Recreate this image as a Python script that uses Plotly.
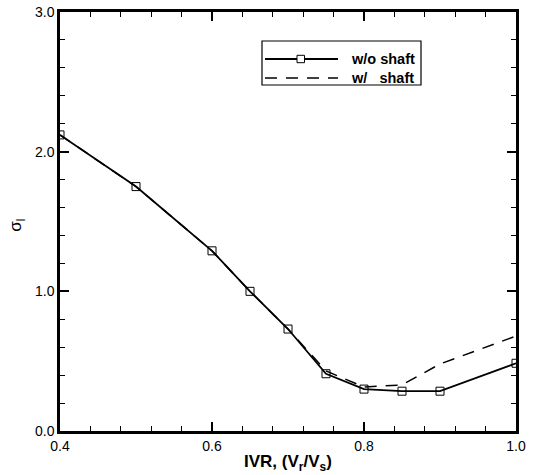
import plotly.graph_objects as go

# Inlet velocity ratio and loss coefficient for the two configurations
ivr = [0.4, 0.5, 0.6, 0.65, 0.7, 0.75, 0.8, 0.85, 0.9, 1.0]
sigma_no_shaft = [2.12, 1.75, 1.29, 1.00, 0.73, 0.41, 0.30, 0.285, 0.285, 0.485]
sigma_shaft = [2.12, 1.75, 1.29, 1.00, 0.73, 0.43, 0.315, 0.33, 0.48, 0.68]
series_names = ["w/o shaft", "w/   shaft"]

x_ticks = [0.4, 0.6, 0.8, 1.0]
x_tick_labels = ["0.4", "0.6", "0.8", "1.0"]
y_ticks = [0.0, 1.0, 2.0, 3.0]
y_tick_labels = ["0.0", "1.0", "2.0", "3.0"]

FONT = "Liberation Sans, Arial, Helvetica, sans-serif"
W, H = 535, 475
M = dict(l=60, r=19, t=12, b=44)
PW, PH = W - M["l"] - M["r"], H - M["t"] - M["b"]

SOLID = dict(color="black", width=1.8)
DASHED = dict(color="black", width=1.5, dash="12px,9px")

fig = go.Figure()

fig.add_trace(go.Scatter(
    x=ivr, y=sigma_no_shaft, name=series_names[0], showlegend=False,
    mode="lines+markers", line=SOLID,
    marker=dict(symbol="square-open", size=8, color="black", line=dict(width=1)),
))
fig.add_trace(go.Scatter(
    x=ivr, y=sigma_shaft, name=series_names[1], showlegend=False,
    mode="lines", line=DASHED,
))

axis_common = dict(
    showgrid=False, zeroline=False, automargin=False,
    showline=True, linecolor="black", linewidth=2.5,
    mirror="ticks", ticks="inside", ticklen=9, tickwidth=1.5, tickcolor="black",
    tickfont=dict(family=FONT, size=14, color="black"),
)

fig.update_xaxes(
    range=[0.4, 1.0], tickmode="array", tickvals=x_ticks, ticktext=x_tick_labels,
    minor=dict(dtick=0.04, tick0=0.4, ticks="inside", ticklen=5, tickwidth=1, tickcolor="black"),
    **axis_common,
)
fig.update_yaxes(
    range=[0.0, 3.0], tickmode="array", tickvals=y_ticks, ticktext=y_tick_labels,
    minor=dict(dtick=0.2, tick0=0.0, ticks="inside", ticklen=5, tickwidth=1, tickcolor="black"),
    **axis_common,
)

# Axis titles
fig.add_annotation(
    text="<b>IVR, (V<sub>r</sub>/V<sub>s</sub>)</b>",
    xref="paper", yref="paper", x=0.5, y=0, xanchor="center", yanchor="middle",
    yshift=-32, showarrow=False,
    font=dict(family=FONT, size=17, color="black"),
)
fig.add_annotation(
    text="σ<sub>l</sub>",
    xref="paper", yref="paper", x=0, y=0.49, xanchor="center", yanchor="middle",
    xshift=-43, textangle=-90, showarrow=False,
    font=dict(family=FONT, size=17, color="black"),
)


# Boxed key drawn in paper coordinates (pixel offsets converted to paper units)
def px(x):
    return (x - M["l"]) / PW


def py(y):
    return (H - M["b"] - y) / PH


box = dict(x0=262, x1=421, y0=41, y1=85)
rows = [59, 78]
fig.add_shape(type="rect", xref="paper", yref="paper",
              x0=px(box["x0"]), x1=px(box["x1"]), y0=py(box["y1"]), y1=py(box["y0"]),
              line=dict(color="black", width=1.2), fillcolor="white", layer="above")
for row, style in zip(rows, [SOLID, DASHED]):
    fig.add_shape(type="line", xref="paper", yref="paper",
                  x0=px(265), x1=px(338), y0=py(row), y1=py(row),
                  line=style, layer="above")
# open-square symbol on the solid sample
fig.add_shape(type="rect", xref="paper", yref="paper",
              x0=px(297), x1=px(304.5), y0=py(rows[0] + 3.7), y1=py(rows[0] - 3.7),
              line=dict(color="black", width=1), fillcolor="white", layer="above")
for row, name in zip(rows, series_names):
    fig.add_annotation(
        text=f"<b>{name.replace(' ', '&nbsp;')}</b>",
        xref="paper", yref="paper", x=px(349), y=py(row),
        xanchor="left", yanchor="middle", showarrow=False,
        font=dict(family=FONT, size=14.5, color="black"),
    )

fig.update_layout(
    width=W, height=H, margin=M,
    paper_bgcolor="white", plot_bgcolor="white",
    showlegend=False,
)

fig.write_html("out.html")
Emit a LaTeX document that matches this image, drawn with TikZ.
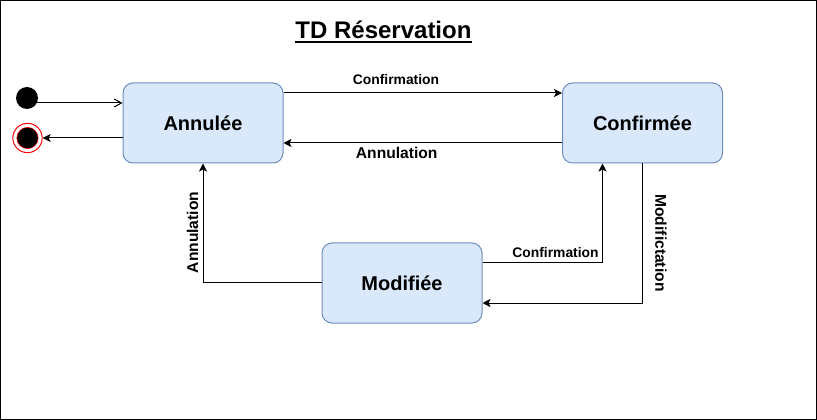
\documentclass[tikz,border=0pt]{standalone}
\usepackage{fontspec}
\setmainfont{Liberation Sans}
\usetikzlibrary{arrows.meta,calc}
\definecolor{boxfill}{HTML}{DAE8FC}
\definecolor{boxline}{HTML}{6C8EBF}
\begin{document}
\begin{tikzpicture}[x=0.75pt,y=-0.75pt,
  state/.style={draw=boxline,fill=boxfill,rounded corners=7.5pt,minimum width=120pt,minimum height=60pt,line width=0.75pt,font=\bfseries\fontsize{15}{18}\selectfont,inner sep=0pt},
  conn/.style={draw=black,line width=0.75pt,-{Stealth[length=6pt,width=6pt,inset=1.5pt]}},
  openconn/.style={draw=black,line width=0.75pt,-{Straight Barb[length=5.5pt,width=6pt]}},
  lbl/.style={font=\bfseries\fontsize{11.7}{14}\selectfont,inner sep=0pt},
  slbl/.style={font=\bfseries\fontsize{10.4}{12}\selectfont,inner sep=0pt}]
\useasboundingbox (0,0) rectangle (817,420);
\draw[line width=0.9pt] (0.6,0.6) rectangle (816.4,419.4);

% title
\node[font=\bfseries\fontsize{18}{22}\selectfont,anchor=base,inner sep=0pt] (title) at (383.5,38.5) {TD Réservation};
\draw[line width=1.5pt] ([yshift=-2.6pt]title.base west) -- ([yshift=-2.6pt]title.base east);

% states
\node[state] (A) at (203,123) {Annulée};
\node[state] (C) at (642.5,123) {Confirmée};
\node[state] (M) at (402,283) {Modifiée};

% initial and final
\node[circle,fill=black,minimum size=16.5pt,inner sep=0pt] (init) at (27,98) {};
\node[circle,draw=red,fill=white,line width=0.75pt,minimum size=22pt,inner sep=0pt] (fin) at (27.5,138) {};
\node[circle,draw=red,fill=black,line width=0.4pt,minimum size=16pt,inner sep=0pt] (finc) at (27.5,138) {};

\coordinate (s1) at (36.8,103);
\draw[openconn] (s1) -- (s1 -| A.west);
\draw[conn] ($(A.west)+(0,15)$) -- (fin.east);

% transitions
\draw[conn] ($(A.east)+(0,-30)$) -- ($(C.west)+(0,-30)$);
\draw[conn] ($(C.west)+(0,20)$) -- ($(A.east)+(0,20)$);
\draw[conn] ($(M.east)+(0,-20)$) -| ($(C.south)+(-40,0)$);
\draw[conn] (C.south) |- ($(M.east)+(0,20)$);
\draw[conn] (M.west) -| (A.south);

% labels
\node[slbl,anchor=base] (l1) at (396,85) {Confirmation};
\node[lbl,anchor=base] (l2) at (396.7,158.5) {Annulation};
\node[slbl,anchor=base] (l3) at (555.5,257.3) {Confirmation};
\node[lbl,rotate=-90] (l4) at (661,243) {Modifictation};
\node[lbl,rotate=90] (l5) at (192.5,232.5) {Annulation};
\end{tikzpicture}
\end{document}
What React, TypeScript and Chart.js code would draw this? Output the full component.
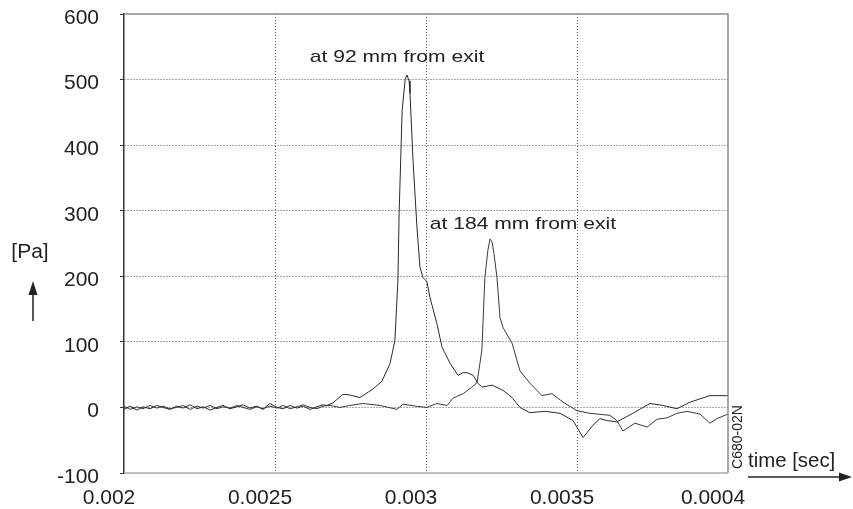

--------

### WHAT IS BEING ASKED
Tally up the lines in the records containing the word "this", then give the count and nothing else.

### TASK ANSWER
3